:: The request ::
Only the pictures are to be left out; set down the rest of the records exactly.

:: Source data ::
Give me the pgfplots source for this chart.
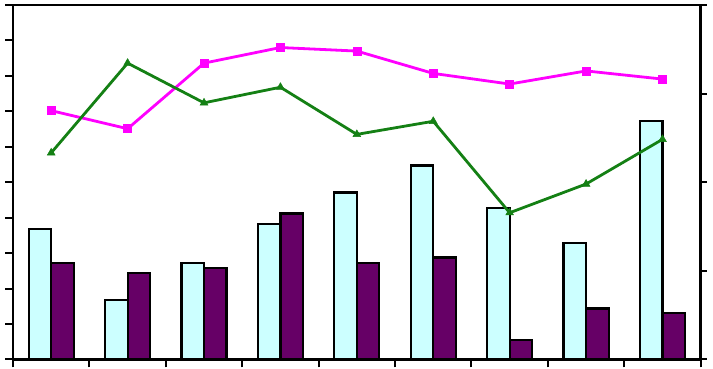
\documentclass[border=0pt]{standalone}
\usepackage{pgfplots}
\pgfplotsset{compat=1.18}
\definecolor{barcyan}{RGB}{204,255,255}
\definecolor{barpurple}{RGB}{102,0,102}
\definecolor{linepink}{RGB}{255,0,255}
\definecolor{linegreen}{RGB}{20,128,20}
\begin{document}
\begin{tikzpicture}[x=1pt,y=1pt]
\useasboundingbox (0,0) rectangle (713,369);
\begin{axis}[
  at={(13pt,9.5pt)}, anchor=south west,
  scale only axis, width=687.7pt, height=354.5pt,
  xmin=-0.5, xmax=8.5, ymin=0, ymax=10,
  xtick={-0.5,0.5,...,8.5}, xticklabels={},
  ytick={0,1,...,10}, yticklabels={},
  xtick pos=bottom, ytick pos=left,
  tick align=outside, major tick length=8pt,
  tick style={black, line width=2pt},
  axis line style={black, line width=2.8pt},
  clip=false,
]
\addplot[ybar, bar width=0.295, bar shift=-0.1475, fill=barcyan, draw=black, line width=2.2pt]
  coordinates {(0,3.69) (1,1.68) (2,2.73) (3,3.82) (4,4.71) (5,5.47) (6,4.28) (7,3.29) (8,6.73)};
\addplot[ybar, bar width=0.295, bar shift=0.1475, fill=barpurple, draw=black, line width=2.2pt]
  coordinates {(0,2.73) (1,2.44) (2,2.58) (3,4.12) (4,2.73) (5,2.88) (6,0.55) (7,1.44) (8,1.31)};
\addplot[linepink, line width=2.8pt, mark=square*, mark size=4pt, mark options={fill=linepink, draw=linepink, line width=0.5pt}]
  coordinates {(0,7.02) (1,6.51) (2,8.36) (3,8.80) (4,8.70) (5,8.07) (6,7.77) (7,8.14) (8,7.91)};
\addplot[linegreen, line width=2.8pt, mark=triangle*, mark size=4.5pt, mark options={fill=linegreen, draw=linegreen, line width=0.5pt}]
  coordinates {(0,5.83) (1,8.36) (2,7.24) (3,7.68) (4,6.35) (5,6.72) (6,4.14) (7,4.95) (8,6.21)};
\end{axis}
\begin{axis}[
  at={(13pt,9.5pt)}, anchor=south west,
  scale only axis, width=687.7pt, height=354.5pt,
  xmin=-0.5, xmax=8.5, ymin=0, ymax=4,
  hide x axis, axis y line*=right,
  ytick={0,1,2,3,4}, yticklabels={},
  tick align=outside, major tick length=6pt,
  tick style={black, line width=2pt},
  axis line style={black, line width=2.8pt, -},
]
\addplot[draw=none] coordinates {(0,0)};
\end{axis}
\end{tikzpicture}
\end{document}
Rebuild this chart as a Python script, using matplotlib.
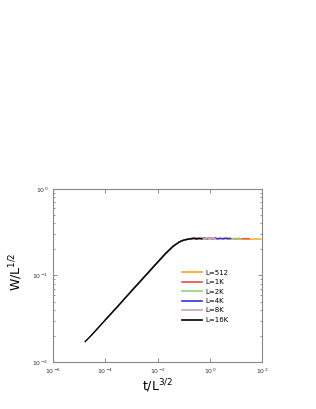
import matplotlib
matplotlib.use("Agg")
import matplotlib.pyplot as plt
from matplotlib.ticker import LogLocator, NullLocator, NullFormatter

# growth regime (shared by all system sizes)
t_growth = [1.7e-5, 3e-5, 1e-4, 3e-4, 1e-3, 3e-3, 1e-2, 2e-2, 4e-2, 7e-2, 0.1, 0.15]
W_growth = [0.0172, 0.0205, 0.0306, 0.044, 0.066, 0.095, 0.142, 0.178, 0.218, 0.245, 0.256, 0.263]

# plateau regime
t_plat = [0.2, 0.25, 0.3, 0.4, 0.5, 0.6, 0.8, 1.0, 1.3, 1.6, 2.0, 2.5, 3.2, 4.0, 5.0,
          6.3, 8.0, 10, 13, 16, 20, 25, 32, 40, 50, 63, 80, 90]
W_512 = [0.266, 0.268, 0.265, 0.269, 0.266, 0.264, 0.268, 0.266, 0.270, 0.265, 0.267, 0.264,
         0.268, 0.266, 0.263, 0.267, 0.265, 0.268, 0.264, 0.266, 0.263, 0.267, 0.264, 0.262,
         0.265, 0.263, 0.264, 0.262]
W_1K = [0.267, 0.265, 0.269, 0.266, 0.268, 0.265, 0.267, 0.270, 0.265, 0.268, 0.266, 0.269,
        0.264, 0.267, 0.270, 0.265, 0.268, 0.263, 0.269, 0.265, 0.267, 0.264, 0.266]
W_2K = [0.268, 0.266, 0.270, 0.265, 0.268, 0.266, 0.269, 0.265, 0.267, 0.270, 0.266, 0.268,
        0.265, 0.269, 0.266, 0.268, 0.265, 0.267, 0.264, 0.267]
W_4K = [0.267, 0.271, 0.265, 0.269, 0.266, 0.272, 0.265, 0.269, 0.266, 0.271, 0.265, 0.269,
        0.266, 0.270, 0.266, 0.268]
W_8K = [0.270, 0.266, 0.273, 0.267, 0.271, 0.265, 0.272, 0.266, 0.270, 0.266]
W_16K = [0.266, 0.269, 0.265, 0.268, 0.266]

# where each size's data starts (index into growth arrays)
labels = ["L=512", "L=1K", "L=2K", "L=4K", "L=8K", "L=16K"]
colors = ["#FFA31A", "#F04848", "#8CD47A", "#2F2FF0", "#C8A8A8", "#000000"]
start_idx = [5, 4, 4, 2, 1, 0]
plateaus = [W_512, W_1K, W_2K, W_4K, W_8K, W_16K]

fig = plt.figure(figsize=(3.16, 4.09), dpi=100)
ax = fig.add_axes([0.168, 0.115, 0.661, 0.423])

for lab, col, s, Wp in zip(labels, colors, start_idx, plateaus):
    t = t_growth[s:] + t_plat[:len(Wp)]
    W = W_growth[s:] + Wp
    ax.plot(t, W, color=col, lw=1.0, label=lab)

ax.set_xscale("log")
ax.set_yscale("log")
ax.set_xlim(1e-6, 1e2)
ax.set_ylim(1e-2, 1e0)
ax.xaxis.set_major_locator(LogLocator(base=100))
ax.xaxis.set_minor_locator(NullLocator())
ax.yaxis.set_major_locator(LogLocator(base=10))
ax.yaxis.set_minor_locator(LogLocator(base=10, subs=range(2, 10)))
ax.yaxis.set_minor_formatter(NullFormatter())
ax.tick_params(which="both", direction="in", top=True, right=True,
               labelsize=4.5, colors="#666666", labelcolor="#333333")
ax.tick_params(which="major", length=3, width=0.5)
ax.tick_params(which="minor", length=1.5, width=0.5)
for sp in ax.spines.values():
    sp.set_color("#888888")
    sp.set_linewidth(0.8)

ax.set_xlabel(r"t/L$^{3/2}$", fontsize=9, labelpad=1)
ax.set_ylabel(r"W/L$^{1/2}$", fontsize=9)
ax.yaxis.set_label_coords(-0.134, 0.52)

leg = ax.legend(loc="upper left", bbox_to_anchor=(0.605, 0.55), frameon=False,
                fontsize=5, handlelength=2.8, handletextpad=0.5, labelspacing=0.5,
                borderaxespad=0)
for line in leg.get_lines():
    line.set_linewidth(1.2)

fig.savefig("out.png", dpi=100)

:: Answer in full ::
Give me the pgfplots source for this chart.
\documentclass[border=0pt]{standalone}
\usepackage{pgfplots}
\pgfplotsset{compat=1.18}
\definecolor{barcyan}{RGB}{204,255,255}
\definecolor{barpurple}{RGB}{102,0,102}
\definecolor{linepink}{RGB}{255,0,255}
\definecolor{linegreen}{RGB}{20,128,20}
\begin{document}
\begin{tikzpicture}[x=1pt,y=1pt]
\useasboundingbox (0,0) rectangle (713,369);
\begin{axis}[
  at={(13pt,9.5pt)}, anchor=south west,
  scale only axis, width=687.7pt, height=354.5pt,
  xmin=-0.5, xmax=8.5, ymin=0, ymax=10,
  xtick={-0.5,0.5,...,8.5}, xticklabels={},
  ytick={0,1,...,10}, yticklabels={},
  xtick pos=bottom, ytick pos=left,
  tick align=outside, major tick length=8pt,
  tick style={black, line width=2pt},
  axis line style={black, line width=2.8pt},
  clip=false,
]
\addplot[ybar, bar width=0.295, bar shift=-0.1475, fill=barcyan, draw=black, line width=2.2pt]
  coordinates {(0,3.69) (1,1.68) (2,2.73) (3,3.82) (4,4.71) (5,5.47) (6,4.28) (7,3.29) (8,6.73)};
\addplot[ybar, bar width=0.295, bar shift=0.1475, fill=barpurple, draw=black, line width=2.2pt]
  coordinates {(0,2.73) (1,2.44) (2,2.58) (3,4.12) (4,2.73) (5,2.88) (6,0.55) (7,1.44) (8,1.31)};
\addplot[linepink, line width=2.8pt, mark=square*, mark size=4pt, mark options={fill=linepink, draw=linepink, line width=0.5pt}]
  coordinates {(0,7.02) (1,6.51) (2,8.36) (3,8.80) (4,8.70) (5,8.07) (6,7.77) (7,8.14) (8,7.91)};
\addplot[linegreen, line width=2.8pt, mark=triangle*, mark size=4.5pt, mark options={fill=linegreen, draw=linegreen, line width=0.5pt}]
  coordinates {(0,5.83) (1,8.36) (2,7.24) (3,7.68) (4,6.35) (5,6.72) (6,4.14) (7,4.95) (8,6.21)};
\end{axis}
\begin{axis}[
  at={(13pt,9.5pt)}, anchor=south west,
  scale only axis, width=687.7pt, height=354.5pt,
  xmin=-0.5, xmax=8.5, ymin=0, ymax=4,
  hide x axis, axis y line*=right,
  ytick={0,1,2,3,4}, yticklabels={},
  tick align=outside, major tick length=6pt,
  tick style={black, line width=2pt},
  axis line style={black, line width=2.8pt, -},
]
\addplot[draw=none] coordinates {(0,0)};
\end{axis}
\end{tikzpicture}
\end{document}
Rebuild this chart as a Python script, using matplotlib.
import matplotlib
matplotlib.use("Agg")
import matplotlib.pyplot as plt
from matplotlib.ticker import LogLocator, NullLocator, NullFormatter

# growth regime (shared by all system sizes)
t_growth = [1.7e-5, 3e-5, 1e-4, 3e-4, 1e-3, 3e-3, 1e-2, 2e-2, 4e-2, 7e-2, 0.1, 0.15]
W_growth = [0.0172, 0.0205, 0.0306, 0.044, 0.066, 0.095, 0.142, 0.178, 0.218, 0.245, 0.256, 0.263]

# plateau regime
t_plat = [0.2, 0.25, 0.3, 0.4, 0.5, 0.6, 0.8, 1.0, 1.3, 1.6, 2.0, 2.5, 3.2, 4.0, 5.0,
          6.3, 8.0, 10, 13, 16, 20, 25, 32, 40, 50, 63, 80, 90]
W_512 = [0.266, 0.268, 0.265, 0.269, 0.266, 0.264, 0.268, 0.266, 0.270, 0.265, 0.267, 0.264,
         0.268, 0.266, 0.263, 0.267, 0.265, 0.268, 0.264, 0.266, 0.263, 0.267, 0.264, 0.262,
         0.265, 0.263, 0.264, 0.262]
W_1K = [0.267, 0.265, 0.269, 0.266, 0.268, 0.265, 0.267, 0.270, 0.265, 0.268, 0.266, 0.269,
        0.264, 0.267, 0.270, 0.265, 0.268, 0.263, 0.269, 0.265, 0.267, 0.264, 0.266]
W_2K = [0.268, 0.266, 0.270, 0.265, 0.268, 0.266, 0.269, 0.265, 0.267, 0.270, 0.266, 0.268,
        0.265, 0.269, 0.266, 0.268, 0.265, 0.267, 0.264, 0.267]
W_4K = [0.267, 0.271, 0.265, 0.269, 0.266, 0.272, 0.265, 0.269, 0.266, 0.271, 0.265, 0.269,
        0.266, 0.270, 0.266, 0.268]
W_8K = [0.270, 0.266, 0.273, 0.267, 0.271, 0.265, 0.272, 0.266, 0.270, 0.266]
W_16K = [0.266, 0.269, 0.265, 0.268, 0.266]

# where each size's data starts (index into growth arrays)
labels = ["L=512", "L=1K", "L=2K", "L=4K", "L=8K", "L=16K"]
colors = ["#FFA31A", "#F04848", "#8CD47A", "#2F2FF0", "#C8A8A8", "#000000"]
start_idx = [5, 4, 4, 2, 1, 0]
plateaus = [W_512, W_1K, W_2K, W_4K, W_8K, W_16K]

fig = plt.figure(figsize=(3.16, 4.09), dpi=100)
ax = fig.add_axes([0.168, 0.115, 0.661, 0.423])

for lab, col, s, Wp in zip(labels, colors, start_idx, plateaus):
    t = t_growth[s:] + t_plat[:len(Wp)]
    W = W_growth[s:] + Wp
    ax.plot(t, W, color=col, lw=1.0, label=lab)

ax.set_xscale("log")
ax.set_yscale("log")
ax.set_xlim(1e-6, 1e2)
ax.set_ylim(1e-2, 1e0)
ax.xaxis.set_major_locator(LogLocator(base=100))
ax.xaxis.set_minor_locator(NullLocator())
ax.yaxis.set_major_locator(LogLocator(base=10))
ax.yaxis.set_minor_locator(LogLocator(base=10, subs=range(2, 10)))
ax.yaxis.set_minor_formatter(NullFormatter())
ax.tick_params(which="both", direction="in", top=True, right=True,
               labelsize=4.5, colors="#666666", labelcolor="#333333")
ax.tick_params(which="major", length=3, width=0.5)
ax.tick_params(which="minor", length=1.5, width=0.5)
for sp in ax.spines.values():
    sp.set_color("#888888")
    sp.set_linewidth(0.8)

ax.set_xlabel(r"t/L$^{3/2}$", fontsize=9, labelpad=1)
ax.set_ylabel(r"W/L$^{1/2}$", fontsize=9)
ax.yaxis.set_label_coords(-0.134, 0.52)

leg = ax.legend(loc="upper left", bbox_to_anchor=(0.605, 0.55), frameon=False,
                fontsize=5, handlelength=2.8, handletextpad=0.5, labelspacing=0.5,
                borderaxespad=0)
for line in leg.get_lines():
    line.set_linewidth(1.2)

fig.savefig("out.png", dpi=100)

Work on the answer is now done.